▶ **TASK DESCRIPTION**
Repeat all the records exactly, omitting pictures.

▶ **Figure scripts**
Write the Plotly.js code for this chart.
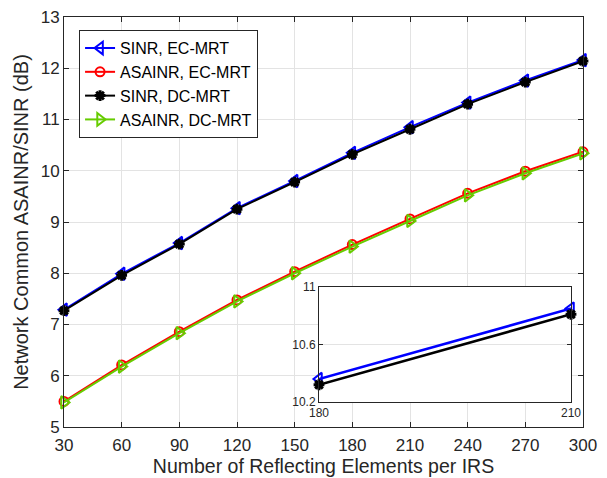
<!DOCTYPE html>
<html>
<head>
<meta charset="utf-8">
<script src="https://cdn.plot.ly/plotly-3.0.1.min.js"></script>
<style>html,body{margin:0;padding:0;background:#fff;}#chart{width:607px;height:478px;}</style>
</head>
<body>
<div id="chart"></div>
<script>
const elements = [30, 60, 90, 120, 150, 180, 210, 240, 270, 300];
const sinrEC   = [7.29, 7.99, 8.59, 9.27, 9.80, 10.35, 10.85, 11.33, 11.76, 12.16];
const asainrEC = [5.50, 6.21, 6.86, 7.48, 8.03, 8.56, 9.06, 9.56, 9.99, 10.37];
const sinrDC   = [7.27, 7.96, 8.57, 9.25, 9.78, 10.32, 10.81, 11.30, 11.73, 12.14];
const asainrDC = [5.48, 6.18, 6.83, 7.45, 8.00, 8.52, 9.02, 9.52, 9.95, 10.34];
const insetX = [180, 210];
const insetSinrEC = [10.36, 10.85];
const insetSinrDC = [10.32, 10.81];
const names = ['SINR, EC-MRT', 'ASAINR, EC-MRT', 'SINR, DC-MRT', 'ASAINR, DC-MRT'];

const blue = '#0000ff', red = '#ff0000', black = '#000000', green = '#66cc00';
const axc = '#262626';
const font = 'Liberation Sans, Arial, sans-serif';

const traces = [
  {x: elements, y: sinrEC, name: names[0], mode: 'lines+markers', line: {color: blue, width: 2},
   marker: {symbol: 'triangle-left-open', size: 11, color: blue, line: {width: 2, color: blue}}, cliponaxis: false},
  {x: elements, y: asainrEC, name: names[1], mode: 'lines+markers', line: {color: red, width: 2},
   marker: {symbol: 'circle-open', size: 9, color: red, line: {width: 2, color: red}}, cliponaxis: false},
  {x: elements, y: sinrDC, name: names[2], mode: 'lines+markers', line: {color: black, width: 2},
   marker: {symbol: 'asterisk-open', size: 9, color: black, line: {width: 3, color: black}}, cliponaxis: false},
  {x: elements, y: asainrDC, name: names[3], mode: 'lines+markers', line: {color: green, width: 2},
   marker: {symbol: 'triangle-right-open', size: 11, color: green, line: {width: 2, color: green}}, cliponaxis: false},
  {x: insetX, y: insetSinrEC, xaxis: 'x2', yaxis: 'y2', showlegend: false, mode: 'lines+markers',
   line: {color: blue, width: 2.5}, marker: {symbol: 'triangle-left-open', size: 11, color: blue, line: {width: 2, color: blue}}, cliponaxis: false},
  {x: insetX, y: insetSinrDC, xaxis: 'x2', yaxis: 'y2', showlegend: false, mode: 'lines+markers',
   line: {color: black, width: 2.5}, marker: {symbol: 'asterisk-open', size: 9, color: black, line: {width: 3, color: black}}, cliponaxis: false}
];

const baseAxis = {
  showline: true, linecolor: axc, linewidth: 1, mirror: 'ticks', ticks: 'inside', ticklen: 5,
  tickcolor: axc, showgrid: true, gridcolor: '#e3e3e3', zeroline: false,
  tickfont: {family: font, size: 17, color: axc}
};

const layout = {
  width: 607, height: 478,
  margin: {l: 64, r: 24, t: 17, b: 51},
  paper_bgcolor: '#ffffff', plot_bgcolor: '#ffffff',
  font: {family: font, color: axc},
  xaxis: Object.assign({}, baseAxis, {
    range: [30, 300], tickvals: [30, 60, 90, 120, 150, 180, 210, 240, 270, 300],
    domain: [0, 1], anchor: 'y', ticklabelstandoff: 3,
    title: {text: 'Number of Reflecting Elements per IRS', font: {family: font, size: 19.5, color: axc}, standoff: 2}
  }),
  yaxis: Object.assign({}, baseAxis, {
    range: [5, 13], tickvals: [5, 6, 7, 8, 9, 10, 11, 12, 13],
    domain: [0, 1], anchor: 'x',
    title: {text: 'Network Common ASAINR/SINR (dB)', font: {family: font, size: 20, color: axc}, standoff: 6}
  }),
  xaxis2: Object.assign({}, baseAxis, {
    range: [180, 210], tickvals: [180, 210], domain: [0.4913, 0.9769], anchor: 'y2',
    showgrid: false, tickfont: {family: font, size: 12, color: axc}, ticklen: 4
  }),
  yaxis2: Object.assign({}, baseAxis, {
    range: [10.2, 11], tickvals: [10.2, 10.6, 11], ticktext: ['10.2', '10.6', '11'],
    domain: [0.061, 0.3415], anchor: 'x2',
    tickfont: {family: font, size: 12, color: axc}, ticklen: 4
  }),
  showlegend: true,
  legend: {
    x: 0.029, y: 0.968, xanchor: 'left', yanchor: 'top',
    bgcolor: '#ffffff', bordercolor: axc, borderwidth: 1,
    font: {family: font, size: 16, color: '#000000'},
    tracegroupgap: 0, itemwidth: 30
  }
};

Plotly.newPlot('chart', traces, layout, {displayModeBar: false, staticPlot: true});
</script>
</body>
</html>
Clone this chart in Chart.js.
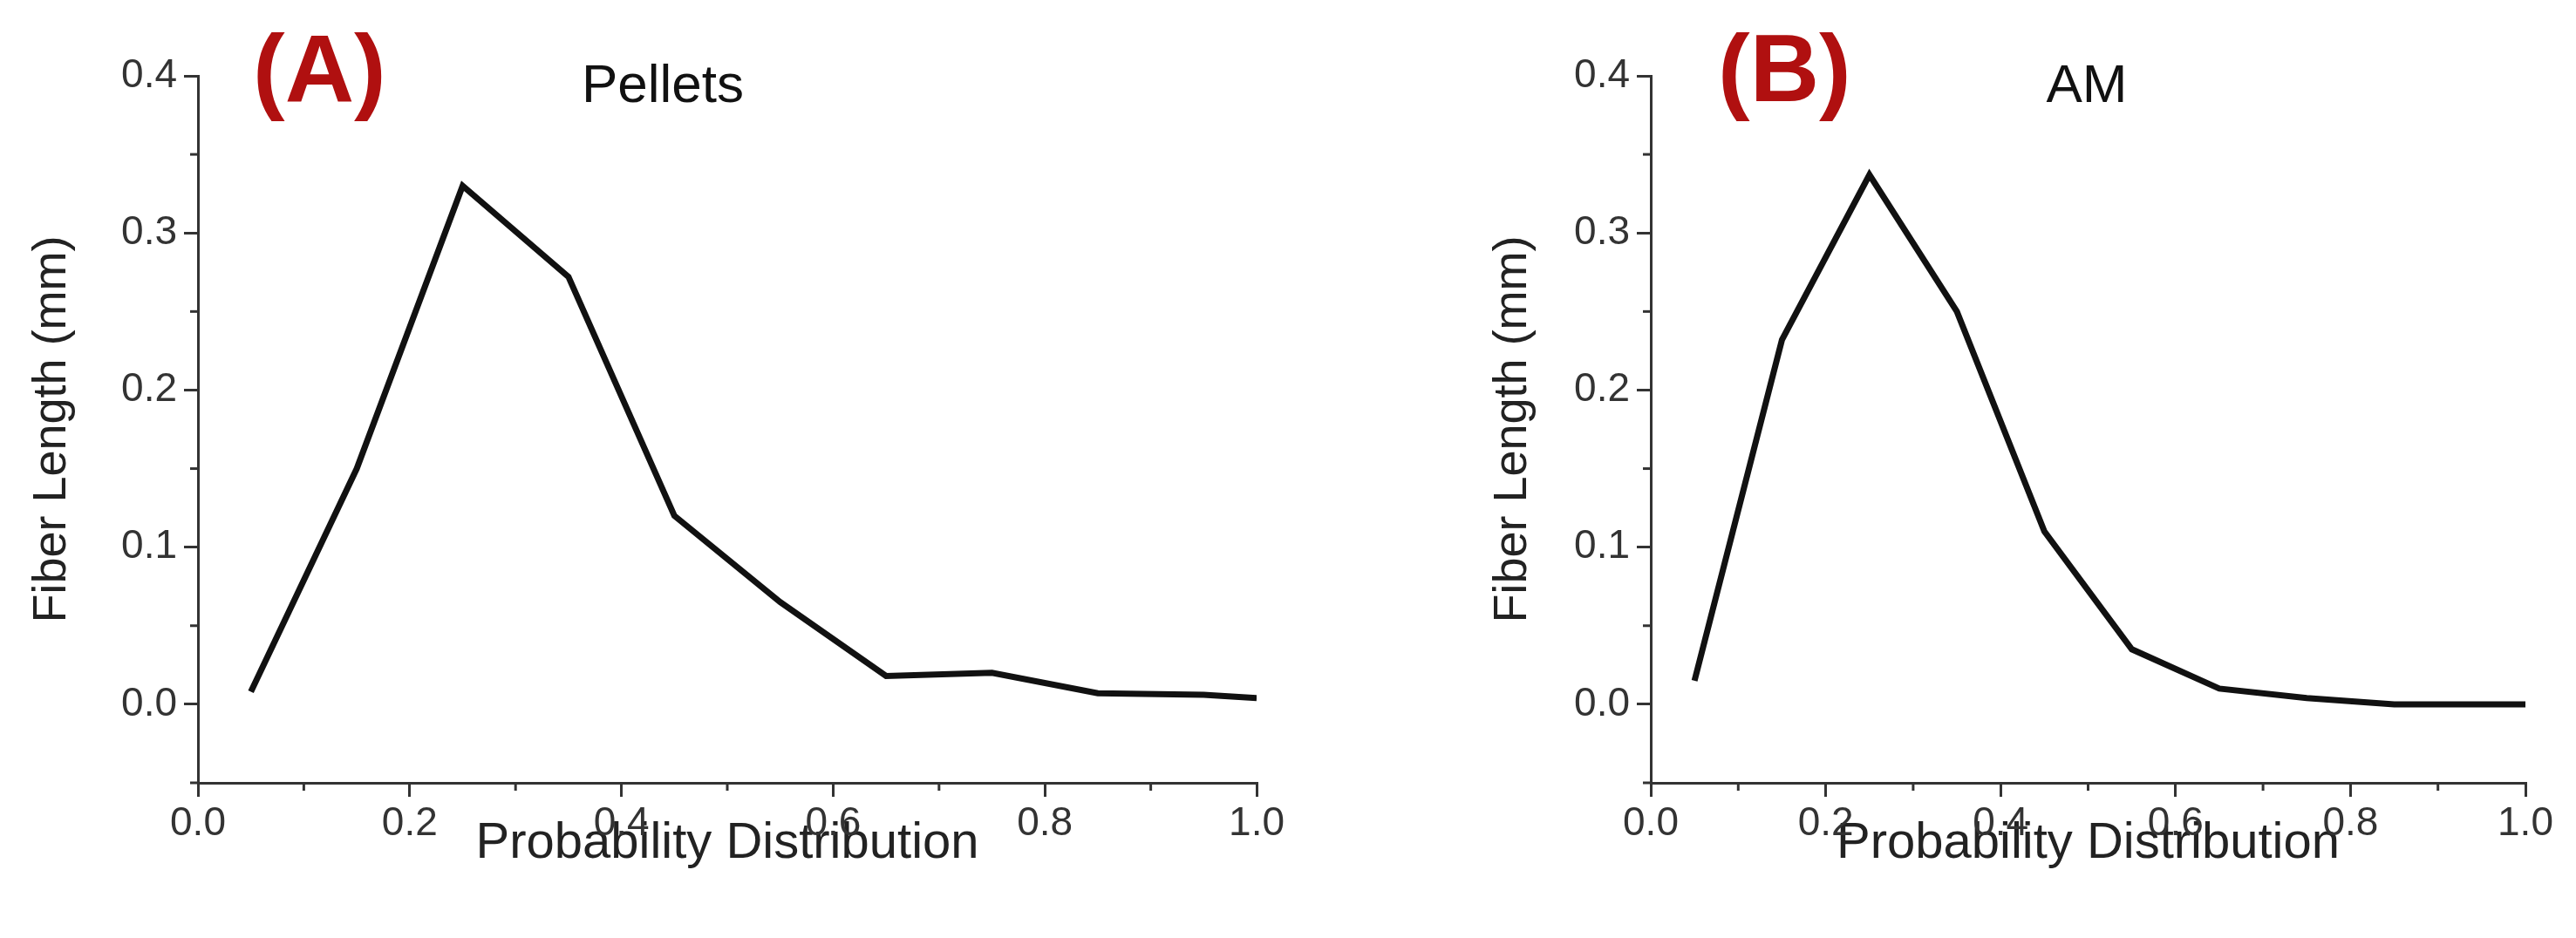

▶ **WORKED ANSWER**
Write the Plotly.js code for this chart.
<!DOCTYPE html>
<html>
<head>
<meta charset="utf-8">
<script src="https://cdn.plot.ly/plotly-3.0.1.min.js"></script>
<style>html,body{margin:0;padding:0;background:#fff;}#chart{width:607px;height:478px;}</style>
</head>
<body>
<div id="chart"></div>
<script>
const elements = [30, 60, 90, 120, 150, 180, 210, 240, 270, 300];
const sinrEC   = [7.29, 7.99, 8.59, 9.27, 9.80, 10.35, 10.85, 11.33, 11.76, 12.16];
const asainrEC = [5.50, 6.21, 6.86, 7.48, 8.03, 8.56, 9.06, 9.56, 9.99, 10.37];
const sinrDC   = [7.27, 7.96, 8.57, 9.25, 9.78, 10.32, 10.81, 11.30, 11.73, 12.14];
const asainrDC = [5.48, 6.18, 6.83, 7.45, 8.00, 8.52, 9.02, 9.52, 9.95, 10.34];
const insetX = [180, 210];
const insetSinrEC = [10.36, 10.85];
const insetSinrDC = [10.32, 10.81];
const names = ['SINR, EC-MRT', 'ASAINR, EC-MRT', 'SINR, DC-MRT', 'ASAINR, DC-MRT'];

const blue = '#0000ff', red = '#ff0000', black = '#000000', green = '#66cc00';
const axc = '#262626';
const font = 'Liberation Sans, Arial, sans-serif';

const traces = [
  {x: elements, y: sinrEC, name: names[0], mode: 'lines+markers', line: {color: blue, width: 2},
   marker: {symbol: 'triangle-left-open', size: 11, color: blue, line: {width: 2, color: blue}}, cliponaxis: false},
  {x: elements, y: asainrEC, name: names[1], mode: 'lines+markers', line: {color: red, width: 2},
   marker: {symbol: 'circle-open', size: 9, color: red, line: {width: 2, color: red}}, cliponaxis: false},
  {x: elements, y: sinrDC, name: names[2], mode: 'lines+markers', line: {color: black, width: 2},
   marker: {symbol: 'asterisk-open', size: 9, color: black, line: {width: 3, color: black}}, cliponaxis: false},
  {x: elements, y: asainrDC, name: names[3], mode: 'lines+markers', line: {color: green, width: 2},
   marker: {symbol: 'triangle-right-open', size: 11, color: green, line: {width: 2, color: green}}, cliponaxis: false},
  {x: insetX, y: insetSinrEC, xaxis: 'x2', yaxis: 'y2', showlegend: false, mode: 'lines+markers',
   line: {color: blue, width: 2.5}, marker: {symbol: 'triangle-left-open', size: 11, color: blue, line: {width: 2, color: blue}}, cliponaxis: false},
  {x: insetX, y: insetSinrDC, xaxis: 'x2', yaxis: 'y2', showlegend: false, mode: 'lines+markers',
   line: {color: black, width: 2.5}, marker: {symbol: 'asterisk-open', size: 9, color: black, line: {width: 3, color: black}}, cliponaxis: false}
];

const baseAxis = {
  showline: true, linecolor: axc, linewidth: 1, mirror: 'ticks', ticks: 'inside', ticklen: 5,
  tickcolor: axc, showgrid: true, gridcolor: '#e3e3e3', zeroline: false,
  tickfont: {family: font, size: 17, color: axc}
};

const layout = {
  width: 607, height: 478,
  margin: {l: 64, r: 24, t: 17, b: 51},
  paper_bgcolor: '#ffffff', plot_bgcolor: '#ffffff',
  font: {family: font, color: axc},
  xaxis: Object.assign({}, baseAxis, {
    range: [30, 300], tickvals: [30, 60, 90, 120, 150, 180, 210, 240, 270, 300],
    domain: [0, 1], anchor: 'y', ticklabelstandoff: 3,
    title: {text: 'Number of Reflecting Elements per IRS', font: {family: font, size: 19.5, color: axc}, standoff: 2}
  }),
  yaxis: Object.assign({}, baseAxis, {
    range: [5, 13], tickvals: [5, 6, 7, 8, 9, 10, 11, 12, 13],
    domain: [0, 1], anchor: 'x',
    title: {text: 'Network Common ASAINR/SINR (dB)', font: {family: font, size: 20, color: axc}, standoff: 6}
  }),
  xaxis2: Object.assign({}, baseAxis, {
    range: [180, 210], tickvals: [180, 210], domain: [0.4913, 0.9769], anchor: 'y2',
    showgrid: false, tickfont: {family: font, size: 12, color: axc}, ticklen: 4
  }),
  yaxis2: Object.assign({}, baseAxis, {
    range: [10.2, 11], tickvals: [10.2, 10.6, 11], ticktext: ['10.2', '10.6', '11'],
    domain: [0.061, 0.3415], anchor: 'x2',
    tickfont: {family: font, size: 12, color: axc}, ticklen: 4
  }),
  showlegend: true,
  legend: {
    x: 0.029, y: 0.968, xanchor: 'left', yanchor: 'top',
    bgcolor: '#ffffff', bordercolor: axc, borderwidth: 1,
    font: {family: font, size: 16, color: '#000000'},
    tracegroupgap: 0, itemwidth: 30
  }
};

Plotly.newPlot('chart', traces, layout, {displayModeBar: false, staticPlot: true});
</script>
</body>
</html>
Clone this chart in Chart.js.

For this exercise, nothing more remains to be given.